今、この傾聴という言葉をよく耳にするようになったのはおそらく、「悩みではない悩みを持つ人」の割合が多くなってきているからだと思う。

特に現代日本はとても恵まれた国だ。住む場所があって、着る服もある。食べる物にも不自由はなくて、お金もそれなりに持っている。人生もそれなりに楽しく充実している。おそらくこういう人が大半を占めていると思われる。

にも関わらず、人は誰しも一つくらい悩みを抱えていたりする。平凡であるが故に起こる悩み。自己の肯定感の欠如。それなりの人生をそれなりに楽しめばいいのに、何故か大半の人はこれができない。
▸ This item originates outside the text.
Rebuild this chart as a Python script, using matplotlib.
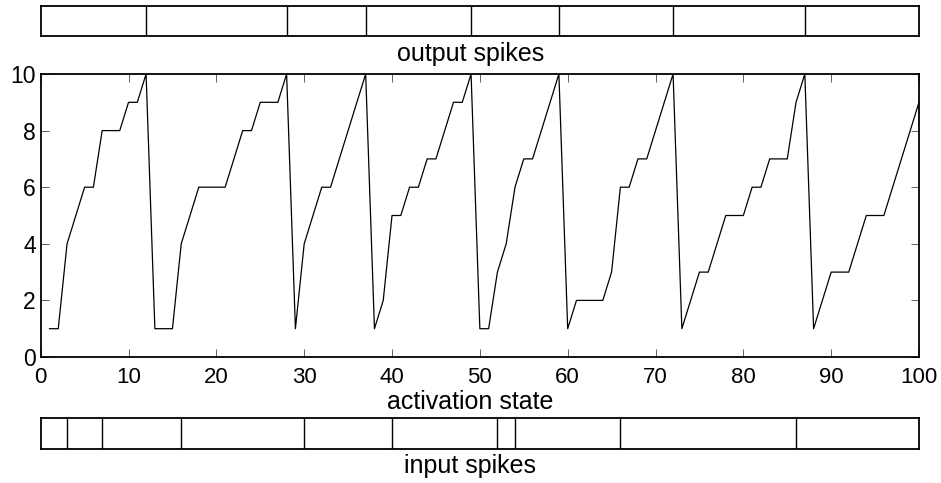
import matplotlib.pyplot as plt

plt.rcParams['font.family'] = ['Liberation Sans', 'DejaVu Sans']

# activation state: corner points of the trace (time step, level)
act_t = [1, 2, 3, 5, 6, 7, 9, 10, 11, 12,
         13, 15, 16, 18, 21, 23, 24, 25, 27, 28,
         29, 30, 32, 33, 37,
         38, 39, 40, 41, 42, 43, 44, 45, 47, 48, 49,
         50, 51, 52, 53, 54, 55, 56, 59,
         60, 61, 64, 65, 66, 67, 68, 69, 72,
         73, 75, 76, 78, 80, 81, 82, 83, 85, 86, 87,
         88, 90, 92, 94, 96, 100]
act_v = [1, 1, 4, 6, 6, 8, 8, 9, 9, 10,
         1, 1, 4, 6, 6, 8, 8, 9, 9, 10,
         1, 4, 6, 6, 10,
         1, 2, 5, 5, 6, 6, 7, 7, 9, 9, 10,
         1, 1, 3, 4, 6, 7, 7, 10,
         1, 2, 2, 3, 6, 6, 7, 7, 10,
         1, 3, 3, 5, 5, 6, 6, 7, 7, 9, 10,
         1, 3, 3, 5, 5, 9]

out_spikes = [12, 28, 37, 49, 59, 72, 87]
in_spikes = [3, 7, 16, 30, 40, 52, 54, 66, 86]

x_ticks = [0, 10, 20, 30, 40, 50, 60, 70, 80, 90, 100]
y_ticks = [0, 2, 4, 6, 8, 10]

fig = plt.figure(figsize=(9.41, 4.83), dpi=100)

W, H = 941.0, 483.0
left = 40.7 / W
width = (919.0 - 40.7) / W


def box(top_px, bot_px):
    return [left, 1 - bot_px / H, width, (bot_px - top_px) / H]


def spike_bar(ax, times):
    ax.vlines(times, 0, 1, color='black', linewidth=1.0)
    ax.set_xlim(0, 100)
    ax.set_ylim(0, 1)
    ax.set_xticks([])
    ax.set_yticks([])
    for s in ax.spines.values():
        s.set_linewidth(1.3)


ax_out = fig.add_axes(box(6, 36))
spike_bar(ax_out, out_spikes)

ax = fig.add_axes(box(74, 357))
ax.plot(act_t, act_v, color='black', linewidth=0.9)
ax.set_xlim(0, 100)
ax.set_ylim(0, 10)
ax.set_xticks(x_ticks)
ax.set_yticks(y_ticks)
ax.tick_params(direction='in', length=6, width=0.6, color='#444444',
               top=True, right=True, labelsize=16)
ax.tick_params(axis='x', pad=7)
ax.tick_params(axis='y', pad=3.5, labelsize=16.5)
for s in ax.spines.values():
    s.set_linewidth(1.3)

ax_in = fig.add_axes(box(418, 449))
spike_bar(ax_in, in_spikes)

fig.text(0.5, 1 - 54 / H, 'output spikes', ha='center', va='center', fontsize=18)
fig.text(0.5, 1 - 402 / H, 'activation state', ha='center', va='center', fontsize=18)
fig.text(0.5, 1 - 466 / H, 'input spikes', ha='center', va='center', fontsize=18)

fig.savefig('out.png', dpi=100)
結果、自分という存在の意義を探しはじめ、見つからないその答えを埋める為に、悩みを創り出す。

何とも滑稽な話しではある。ただ、滑稽と笑って済ましてもいられない。何故ならその自分が創り出した悩みに蝕まれ、自分自身を駄目にしてしまうケースも往々にして起こるのだから。

この場合、当事者は悩んでいる自分に存在意義を見出しているのだと思う。故にこの場合は、悩みを解決してはいけない。その悩みが無くても自分には存在意義があるという思考になる必要があって、それは自分自身でそうなるしかない。問題はその悩みではなく、その悩みを創り出す思考で、それに気づかせる為のアプローチとしては傾聴はおそらく有意義な方法なんだと思う。
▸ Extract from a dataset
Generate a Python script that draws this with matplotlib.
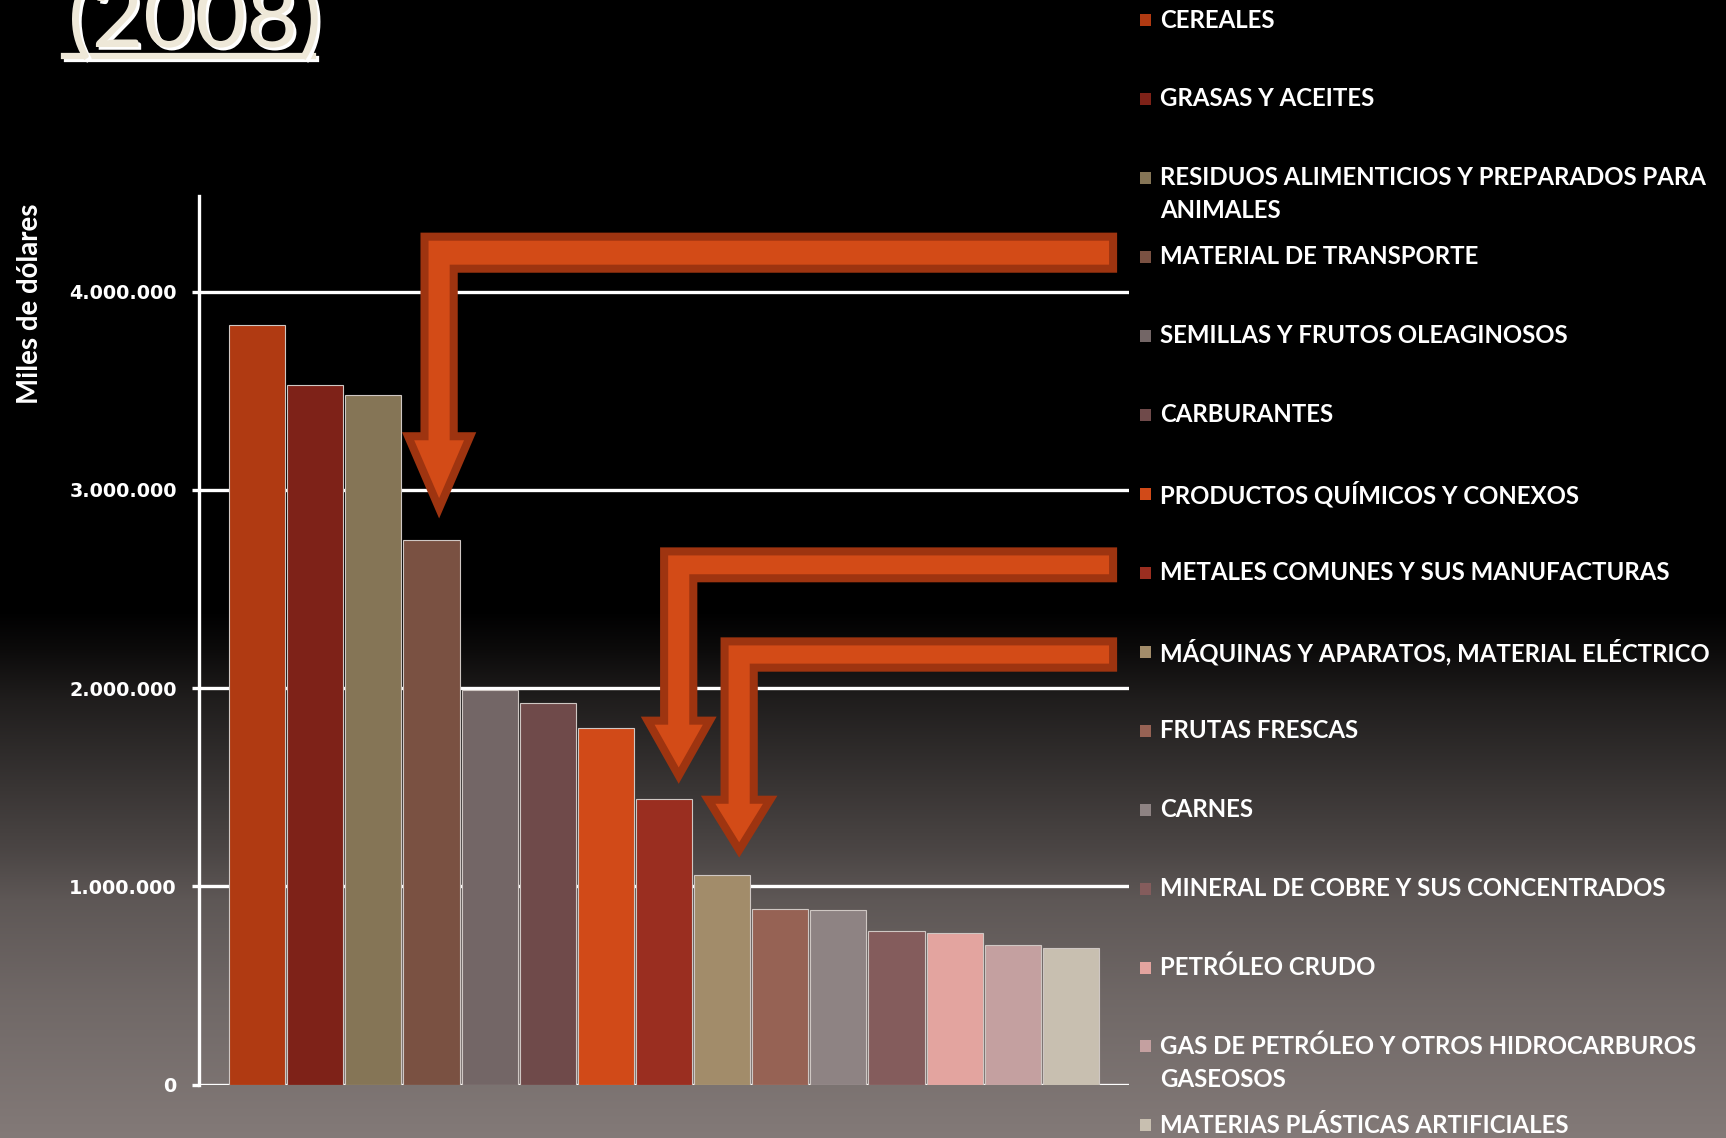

天理教的救済観において、その導入に傾聴は必要であると思うのだけれど、「傾聴=おたすけ」とはたぶんならない。天理教的救済観はその先にあると思うし、そこに到達してはじめておたすけと呼べる領域になると思うから。

よって「悩みではない悩み」を天理教的救済観で解決する事はおそらく不可能だと思う。
正確に言うと、おたすけの領域に行く前に問題が解決してしまうので、教えの出番がないと言った方がいいのかもしれない。

しかし、そういう人たちが増えているというのはある意味、教え(宗教)が必要な時代になっているとも言えると思う。存在意義やそれを紐解く鍵が教え(宗教)の中にはあるから。

ただその為のアプローチはおそらく傾聴ではないと僕は思う。何故なら傾聴は宗教でなくても成立するから。

宗教でなくても成立するアプローチを何故するのか?それはおそらく宗教でないと成立しないアプローチをできる人が単純に減っているからだと思う。

もしそうであるなら、宗教家がそこに向き合わなければならない時が来ているのかもしれない。

最後にこれはおたすけの現場においての傾聴を否定しているものではない。